Tem gente que guarda anos a fio verdadeiras tranqueiras pela possibilidade de virem a usar algum dia. Na minha casa é uma esquizofrenia.
O que mais escuto por aqui é que pertenceu a alguém especial, ser este que já foi desta para melhor há muito tempo.
Lembro de tudo, minha memória é de elefante. Minha homenagem são as minhas lembranças não os armários.
Tenho ataques de organização. Não tão frequentes quanto gostaria ou precisaria, eficientes. Quem vê de fora fica impressionado e acredita piamente ser histeria generalizada.
No ano passado tive um surto, o mais profissional de todos. Olhei bem a minha sala e vi um mausoléu. Percebi que numa das paredes estavam penduradas 14 fotos em preto e branco com moldura em ouro velho. Analisei bem cada uma das imagens e me dei conta que de todas as pessoas ali fotografadas apenas duas estavam vivas, eu era uma delas. Uma cópia fiel dos túmulos do Cemitério do Araçá na minha própria sala de estar. Estar? Só se for estar morto. Me deu um siricutico e decidi colocar um fim naquilo entre outras ações para completar o Feng Shui.
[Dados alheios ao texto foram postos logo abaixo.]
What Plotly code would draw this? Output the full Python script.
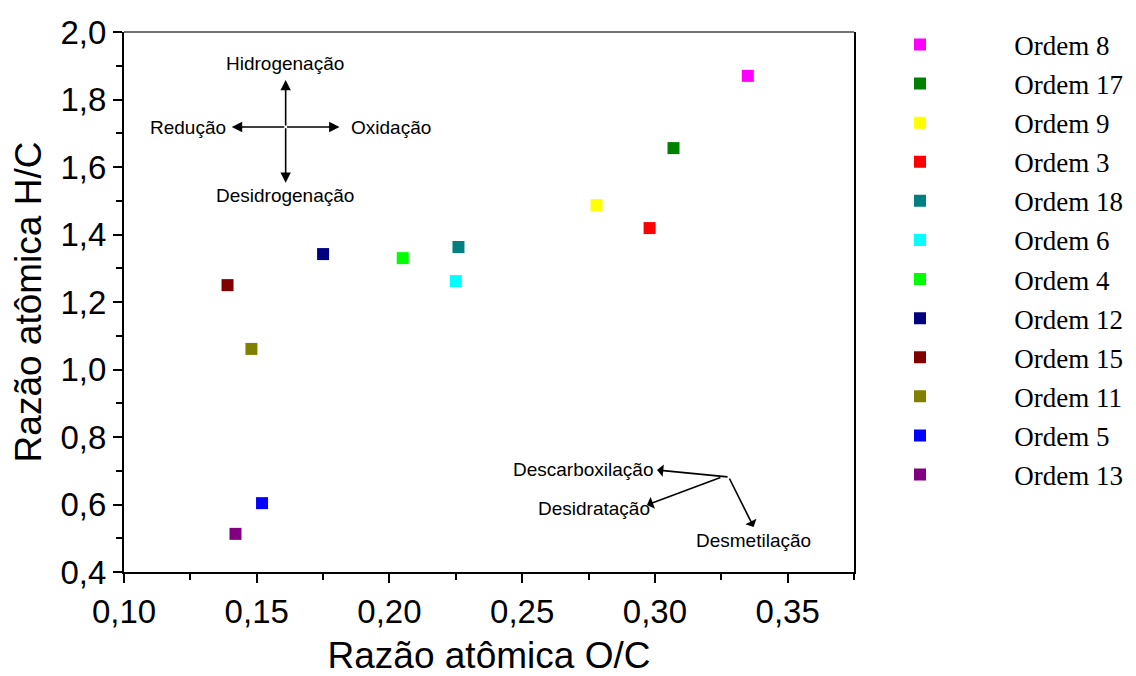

Todos os móveis, bonitos realmente, pertenceram a alguém. Morto é claro.
Deu uma repaginada, troquei todos os tecidos por estampas mais alegres e claras, tirei todos os quadros, pintei as paredes com outra cor e casa deu um up.Fotos, agora, só de gente viva e alegre. Coloridas.
O ataque não parou por aí. Abri todos os armários que aqui não faltam. Encontrei tanta coisa inútil que foi difícil saber por onde começar. A maioria do antiquário não pertence a mim, negociei com os donos de direito a eliminação das peças de museu. Uma escavação arqueológica.
Somos leitores vorazes. Me deparei com a estante de livros e vi uma enciclopédia de 20 volumes em inglês. Os dados desatualizados como era de se esperar, a concorrência com o Google é desleal. Em inglês dificulta mais ainda a consulta. Depois de argumentar até a exaustão consegui retirá-la para levar a uma loja de livros usados, sem querer um só tostão por aquilo, apenas me livrar. Nem o sebo quis.
Antes de ficar na Europa por um ano, o meu rebento separou uma parte do que era precioso e guardou numa mala, sem alça nem rodinha. Ingressos do São Paulo, revista com o impeachment do Collor, morte do Tancredo e por aí vai. Ora, a Veja tem um arquivo digital! Voltou há mais de um ano. O baú nunca mais foi aberto. Continua lá como uma peça preciosa, intocável.
Descobri recentemente um compressor portátil. Nem sabia que tinha um. Meu pai andava com aquilo no porta-malas do carro. A cada freada o dito cujo chacoalhava. Um inferno. O motivo – se furar um pneu não fico na mão. Para que seguro 24 horas? Deixou o objeto indispensável como relíquia para meu marido. Ele não se desfaz nem que a galinha crie dentes. A justificativa – É útil e vou usar um dia. Ora, cara pálida, o negócio só funciona no acendedor de cigarros do carro. Se está aqui e não no automóvel qual é a utilidade? Um dia comprarei um carregador de 12 v? Legal, para que mesmo? Para encher bexigas? Só para lembrar não temos mais criança em casa há séculos, embora para os pais os filhos sejam eternas crianças, isso é demais. O compressor continua aqui.
Descobri sombrinhas do século XIX atrás da porta do quartinho na área de serviço. Não servem para abrigar-se da chuva, feitas num tecido que não é impermeável. Para que guardá-las? Pertenceram a minha bisavó. Jesus, você nem conheceu a senhora!O mais grave são as fotos. Caixas enormes, com cheiro de bolor, com fotos do tempo das zagaias. Mostrei as imagens, repassei, ninguém sabe quem são. Posso jogar fora? De jeito nenhum, não se descarta fotos. É uma heresia. Parece a continuação do filme Os Outros, só falta ter fotos de também de falecidos. Estão lá pegando poeira e ocupando espaço.
Tenho pena dos meus filhos. Quando morrermos, terão um trabalho hercúleo para se desfazer do mausoléu.